Cat Schizophrenia

Cat schizophrenia, or feline hyperesthesia, is a behavioral disorder characterized by extreme levels of bizarre behavior. While all cats will act strangely from time to time—staring at thing that aren't there or running aroung quickly for no obvious reason, for instance—in extreme cases this behavior becomes dysfunctional and is categorized as the syndrome feline hyperesthesia.

Symptoms of Feline Hyperesthesia Syndrome

Feline Hyperesthesia Syndrome, or FHS, causes extreme character changes. Cats with this disorder may act manic or schizophrenic; they may seem to hallucinate. Symptoms include:

  • Frantic grooming of the flank and tail, often leading to hair loss
  • Dilated pupils
  • Fixation with the tail, often manifested as swishing of the tail, chasing of the tail or attacking the tail
  • Bouts of hyperactive or aggressive behavior
  • Rippling of the skin
  • Apparent hallucinations
  • Loud vocalizations
  • Sensitivity to touch along the spine; often, stroking of the spine leads to bouts of strange behavior
  • Mood swings
  • Seizures

Bouts of FHS behaviors occur frequently in cats who suffer from this disorder. They may experience bouts of strange behavior once every few days, or constantly.

Causes of Cat Schizophrenia

Vets don't really know what causes Feline Hyperesthesia Syndrome, but they have some ideas.

Some cats have seizures during or following an attack of FHS. This leads some vets to believe that FHS may be caused by abnormal electrical activity in the part of the brain that controls emotions, grooming and predatory aggression. Some cats with FHS respond to anti-convulsant therapy, a fact which lends weight to this theory.

Some vets believe that FHS may be a type of feline obsessive-compulsive disorder, causing cats to worry obsessively about grooming, predatory behaviors and personal safety. Because FHS grooming behaviors emulate obsessive-compulsive disorder and because some cats with FHS respond well to anti-anxiety medications, there may be some truth to this theory.

Some vets believe that FHS is a combination of both of the above. They point out that abnormal electrical activity in the brain leads to seizures, which then in turn lead to obsessive-compulsive thoughts and behaviors. This explains why both theories appear to be true to some extent.

Vet have found that FHS appears to be linked to stressed. They also believe there may be a hereditary component to the disease. Some breeds, especially Oriental ones, seem predisposed to developing FHS.

Some cats with FHS have been found to have lesions in their spinal muscles. While vets believe that these lesions may contribute some how to FHS, they aren't sure exactly what role they might play.

Diagnosis and Treatment

There's no definitive test for the diagnosis of FHS, but if your vet is able to rule out medical causes of the above behaviors and if your cat responds to FHS treatment, a diagnosis of FHS is made.

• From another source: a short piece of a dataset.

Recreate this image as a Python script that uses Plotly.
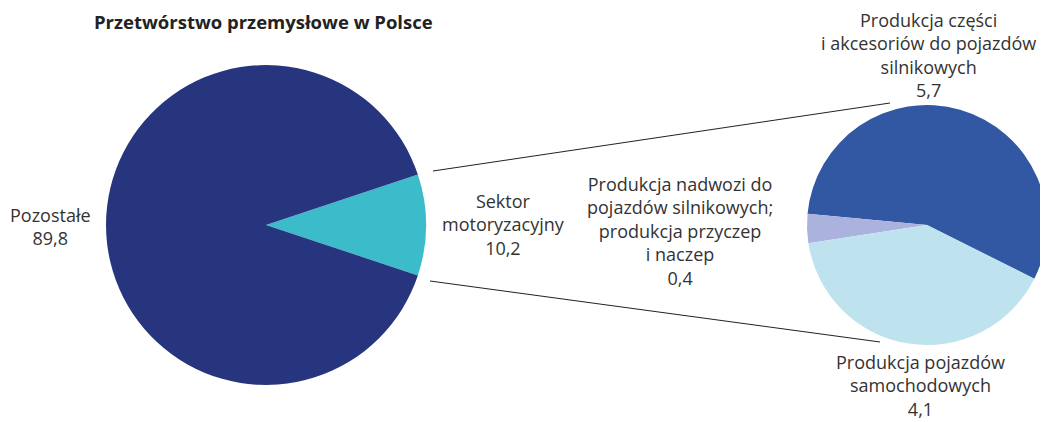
import plotly.graph_objects as go

# Dane: przetwórstwo przemysłowe w Polsce (udział, %)
glowne_etykiety = ["Sektor motoryzacyjny", "Pozostałe"]
glowne_wartosci = [10.2, 89.8]
glowne_kolory = ["#3cbbcb", "#27357e"]

moto_etykiety = [
    "Produkcja części i akcesoriów do pojazdów silnikowych",
    "Produkcja nadwozi do pojazdów silnikowych; produkcja przyczep i naczep",
    "Produkcja pojazdów samochodowych",
]
moto_wartosci = [5.7, 0.4, 4.1]
moto_kolory = ["#3257a3", "#acb2de", "#bee3ee"]

OFF = 8  # margines body strony html
W, H = 1048 - OFF, 422 - OFF
FONT = "Open Sans"
KOLOR_TEKSTU = "#333333"


def px_x(x):
    return (x - OFF) / W


def px_y(y):
    return 1 - (y - OFF) / H


def fmt(v):
    return f"{v:.1f}".replace(".", ",")


fig = go.Figure()

# Lewy wykres - cały przemysł, wycinek motoryzacyjny skierowany w prawo
# (w plotly pierwszy wycinek zajmuje kąty [rotation, rotation + kąt] liczone zgodnie ze wskazówkami od 12:00)
kat_moto = glowne_wartosci[0] / sum(glowne_wartosci) * 360
fig.add_trace(go.Pie(
    labels=glowne_etykiety,
    values=glowne_wartosci,
    marker=dict(colors=glowne_kolory, line=dict(width=0)),
    sort=False,
    direction="counterclockwise",
    rotation=90 - kat_moto / 2,
    textinfo="none",
    domain=dict(x=[px_x(106), px_x(426)], y=[px_y(385), px_y(65)]),
    showlegend=False,
))

# Prawy wykres - rozbicie sektora motoryzacyjnego
kat_czesci = moto_wartosci[0] / sum(moto_wartosci) * 360
fig.add_trace(go.Pie(
    labels=moto_etykiety,
    values=moto_wartosci,
    marker=dict(colors=moto_kolory, line=dict(width=0)),
    sort=False,
    direction="counterclockwise",
    rotation=90 - (-26.6 + kat_czesci),
    textinfo="none",
    domain=dict(x=[px_x(807), px_x(1047)], y=[px_y(345), px_y(105)]),
    showlegend=False,
))

# Linie łączące
for x0, y0, x1, y1 in [(433, 171, 890, 103), (430, 281, 880, 342)]:
    fig.add_shape(type="line", xref="paper", yref="paper",
                  x0=px_x(x0), y0=px_y(y0), x1=px_x(x1), y1=px_y(y1),
                  line=dict(color="#222222", width=1))

# Podpisy
podpisy = [
    ("Pozostałe<br>" + fmt(glowne_wartosci[1]), 50, 226),
    ("Sektor<br>motoryzacyjny<br>" + fmt(glowne_wartosci[0]), 503, 224),
    ("Produkcja nadwozi do<br>pojazdów silnikowych;<br>produkcja przyczep<br>i naczep<br>"
     + fmt(moto_wartosci[1]), 680, 231),
    ("Produkcja części<br>i akcesoriów do pojazdów<br>silnikowych<br>" + fmt(moto_wartosci[0]), 928, 55),
    ("Produkcja pojazdów<br>samochodowych<br>" + fmt(moto_wartosci[2]), 920, 385),
]
for tekst, x, y in podpisy:
    fig.add_annotation(text=tekst, xref="paper", yref="paper", x=px_x(x), y=px_y(y),
                       xanchor="center", yanchor="middle", showarrow=False, align="center",
                       font=dict(family=FONT, size=18, color=KOLOR_TEKSTU))

fig.add_annotation(text="<b>Przetwórstwo przemysłowe w Polsce</b>", xref="paper", yref="paper",
                   x=px_x(263), y=px_y(21), xanchor="center", yanchor="middle", showarrow=False,
                   font=dict(family=FONT, size=18.5, color="#222222"))

fig.update_layout(
    width=W, height=H,
    margin=dict(l=0, r=0, t=0, b=0),
    paper_bgcolor="white",
    plot_bgcolor="white",
    font=dict(family=FONT, color=KOLOR_TEKSTU),
)

fig.write_html("out.html")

Treatment involves anti-anxiety and anti-depressant medication, as well as anti-convulsant medication. You should also do everything possible to give your FHS cat a stress free environment. You should make sure your cat gets plenty of exercise; feed him on a regular schedule; teach him tricks and spend more time with him. If there is tension between your FHS cat and other cats or pets in the home, do your best to minimize it.